[SUPPLIED INFORMATION]
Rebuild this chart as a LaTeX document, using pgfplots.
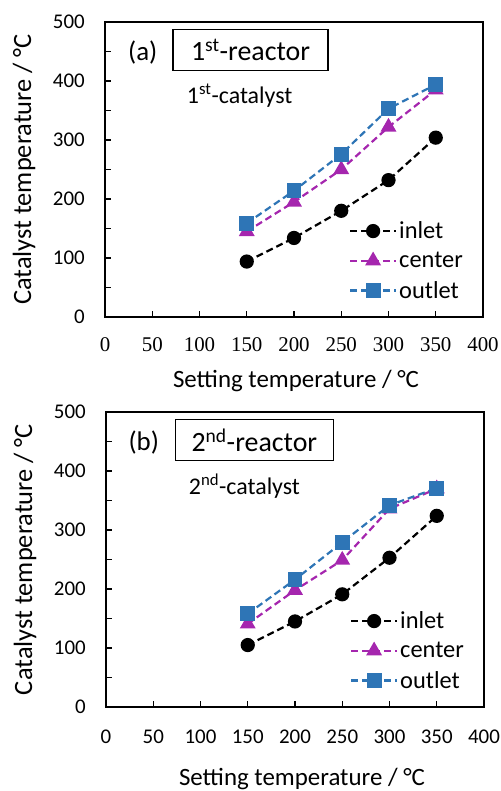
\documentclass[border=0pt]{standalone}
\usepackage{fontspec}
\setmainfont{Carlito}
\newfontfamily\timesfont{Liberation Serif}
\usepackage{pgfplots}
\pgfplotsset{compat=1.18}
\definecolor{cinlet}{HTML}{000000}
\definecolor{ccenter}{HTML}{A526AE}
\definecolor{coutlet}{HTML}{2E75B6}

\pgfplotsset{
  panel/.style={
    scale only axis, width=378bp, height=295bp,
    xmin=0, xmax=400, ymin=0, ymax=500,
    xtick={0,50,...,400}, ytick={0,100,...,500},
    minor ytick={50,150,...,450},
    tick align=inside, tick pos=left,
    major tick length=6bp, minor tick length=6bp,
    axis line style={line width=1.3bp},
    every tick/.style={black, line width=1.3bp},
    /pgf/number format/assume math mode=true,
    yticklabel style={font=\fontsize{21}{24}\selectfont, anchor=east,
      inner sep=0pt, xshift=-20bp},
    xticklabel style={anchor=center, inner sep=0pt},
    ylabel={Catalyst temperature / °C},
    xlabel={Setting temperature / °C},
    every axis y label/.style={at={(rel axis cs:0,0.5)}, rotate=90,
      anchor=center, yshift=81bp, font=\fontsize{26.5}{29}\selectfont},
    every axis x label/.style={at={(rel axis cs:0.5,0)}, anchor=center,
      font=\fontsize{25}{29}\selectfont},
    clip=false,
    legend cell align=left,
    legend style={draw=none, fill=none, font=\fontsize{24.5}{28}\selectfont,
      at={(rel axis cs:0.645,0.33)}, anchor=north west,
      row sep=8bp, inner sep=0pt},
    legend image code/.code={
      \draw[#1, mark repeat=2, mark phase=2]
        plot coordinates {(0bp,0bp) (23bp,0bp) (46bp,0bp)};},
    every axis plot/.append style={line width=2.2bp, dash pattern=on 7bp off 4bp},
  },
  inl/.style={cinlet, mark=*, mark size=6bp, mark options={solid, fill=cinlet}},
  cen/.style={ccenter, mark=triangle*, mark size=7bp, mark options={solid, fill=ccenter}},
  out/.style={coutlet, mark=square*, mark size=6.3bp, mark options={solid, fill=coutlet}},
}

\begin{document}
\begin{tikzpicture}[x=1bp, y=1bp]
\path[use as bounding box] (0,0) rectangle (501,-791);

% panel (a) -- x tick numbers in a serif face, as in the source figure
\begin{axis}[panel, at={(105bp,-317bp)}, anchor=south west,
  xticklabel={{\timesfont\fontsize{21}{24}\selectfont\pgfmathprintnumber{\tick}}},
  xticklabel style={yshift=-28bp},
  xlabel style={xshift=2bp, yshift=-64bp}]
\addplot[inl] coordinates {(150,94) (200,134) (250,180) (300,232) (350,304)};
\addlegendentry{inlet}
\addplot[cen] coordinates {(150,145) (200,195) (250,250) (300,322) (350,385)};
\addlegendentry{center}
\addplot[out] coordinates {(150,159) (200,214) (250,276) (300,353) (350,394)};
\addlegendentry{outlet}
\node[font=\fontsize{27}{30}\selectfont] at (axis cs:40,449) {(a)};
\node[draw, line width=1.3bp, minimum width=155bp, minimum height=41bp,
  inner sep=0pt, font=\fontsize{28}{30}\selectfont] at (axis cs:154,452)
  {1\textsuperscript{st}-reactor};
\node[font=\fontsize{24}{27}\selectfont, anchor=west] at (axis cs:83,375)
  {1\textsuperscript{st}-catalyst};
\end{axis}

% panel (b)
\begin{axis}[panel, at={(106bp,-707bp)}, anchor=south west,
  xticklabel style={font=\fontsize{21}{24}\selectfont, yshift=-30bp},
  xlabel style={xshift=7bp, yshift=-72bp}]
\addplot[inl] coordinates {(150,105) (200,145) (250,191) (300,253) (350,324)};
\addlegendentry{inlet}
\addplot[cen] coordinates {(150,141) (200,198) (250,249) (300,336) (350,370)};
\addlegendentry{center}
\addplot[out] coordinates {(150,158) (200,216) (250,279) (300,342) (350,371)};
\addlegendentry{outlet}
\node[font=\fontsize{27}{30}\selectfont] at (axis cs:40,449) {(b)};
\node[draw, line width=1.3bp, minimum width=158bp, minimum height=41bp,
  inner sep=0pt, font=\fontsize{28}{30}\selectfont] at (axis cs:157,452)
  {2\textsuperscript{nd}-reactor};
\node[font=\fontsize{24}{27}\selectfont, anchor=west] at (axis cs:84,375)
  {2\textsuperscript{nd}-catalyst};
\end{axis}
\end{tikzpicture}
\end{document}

[STATED TASK] Leave out the pictures and retype every line above exactly.

[RESPONSE]
Rebuild this chart as a LaTeX document, using pgfplots.
\documentclass[border=0pt]{standalone}
\usepackage{fontspec}
\setmainfont{Carlito}
\newfontfamily\timesfont{Liberation Serif}
\usepackage{pgfplots}
\pgfplotsset{compat=1.18}
\definecolor{cinlet}{HTML}{000000}
\definecolor{ccenter}{HTML}{A526AE}
\definecolor{coutlet}{HTML}{2E75B6}

\pgfplotsset{
  panel/.style={
    scale only axis, width=378bp, height=295bp,
    xmin=0, xmax=400, ymin=0, ymax=500,
    xtick={0,50,...,400}, ytick={0,100,...,500},
    minor ytick={50,150,...,450},
    tick align=inside, tick pos=left,
    major tick length=6bp, minor tick length=6bp,
    axis line style={line width=1.3bp},
    every tick/.style={black, line width=1.3bp},
    /pgf/number format/assume math mode=true,
    yticklabel style={font=\fontsize{21}{24}\selectfont, anchor=east,
      inner sep=0pt, xshift=-20bp},
    xticklabel style={anchor=center, inner sep=0pt},
    ylabel={Catalyst temperature / °C},
    xlabel={Setting temperature / °C},
    every axis y label/.style={at={(rel axis cs:0,0.5)}, rotate=90,
      anchor=center, yshift=81bp, font=\fontsize{26.5}{29}\selectfont},
    every axis x label/.style={at={(rel axis cs:0.5,0)}, anchor=center,
      font=\fontsize{25}{29}\selectfont},
    clip=false,
    legend cell align=left,
    legend style={draw=none, fill=none, font=\fontsize{24.5}{28}\selectfont,
      at={(rel axis cs:0.645,0.33)}, anchor=north west,
      row sep=8bp, inner sep=0pt},
    legend image code/.code={
      \draw[#1, mark repeat=2, mark phase=2]
        plot coordinates {(0bp,0bp) (23bp,0bp) (46bp,0bp)};},
    every axis plot/.append style={line width=2.2bp, dash pattern=on 7bp off 4bp},
  },
  inl/.style={cinlet, mark=*, mark size=6bp, mark options={solid, fill=cinlet}},
  cen/.style={ccenter, mark=triangle*, mark size=7bp, mark options={solid, fill=ccenter}},
  out/.style={coutlet, mark=square*, mark size=6.3bp, mark options={solid, fill=coutlet}},
}

\begin{document}
\begin{tikzpicture}[x=1bp, y=1bp]
\path[use as bounding box] (0,0) rectangle (501,-791);

% panel (a) -- x tick numbers in a serif face, as in the source figure
\begin{axis}[panel, at={(105bp,-317bp)}, anchor=south west,
  xticklabel={{\timesfont\fontsize{21}{24}\selectfont\pgfmathprintnumber{\tick}}},
  xticklabel style={yshift=-28bp},
  xlabel style={xshift=2bp, yshift=-64bp}]
\addplot[inl] coordinates {(150,94) (200,134) (250,180) (300,232) (350,304)};
\addlegendentry{inlet}
\addplot[cen] coordinates {(150,145) (200,195) (250,250) (300,322) (350,385)};
\addlegendentry{center}
\addplot[out] coordinates {(150,159) (200,214) (250,276) (300,353) (350,394)};
\addlegendentry{outlet}
\node[font=\fontsize{27}{30}\selectfont] at (axis cs:40,449) {(a)};
\node[draw, line width=1.3bp, minimum width=155bp, minimum height=41bp,
  inner sep=0pt, font=\fontsize{28}{30}\selectfont] at (axis cs:154,452)
  {1\textsuperscript{st}-reactor};
\node[font=\fontsize{24}{27}\selectfont, anchor=west] at (axis cs:83,375)
  {1\textsuperscript{st}-catalyst};
\end{axis}

% panel (b)
\begin{axis}[panel, at={(106bp,-707bp)}, anchor=south west,
  xticklabel style={font=\fontsize{21}{24}\selectfont, yshift=-30bp},
  xlabel style={xshift=7bp, yshift=-72bp}]
\addplot[inl] coordinates {(150,105) (200,145) (250,191) (300,253) (350,324)};
\addlegendentry{inlet}
\addplot[cen] coordinates {(150,141) (200,198) (250,249) (300,336) (350,370)};
\addlegendentry{center}
\addplot[out] coordinates {(150,158) (200,216) (250,279) (300,342) (350,371)};
\addlegendentry{outlet}
\node[font=\fontsize{27}{30}\selectfont] at (axis cs:40,449) {(b)};
\node[draw, line width=1.3bp, minimum width=158bp, minimum height=41bp,
  inner sep=0pt, font=\fontsize{28}{30}\selectfont] at (axis cs:157,452)
  {2\textsuperscript{nd}-reactor};
\node[font=\fontsize{24}{27}\selectfont, anchor=west] at (axis cs:84,375)
  {2\textsuperscript{nd}-catalyst};
\end{axis}
\end{tikzpicture}
\end{document}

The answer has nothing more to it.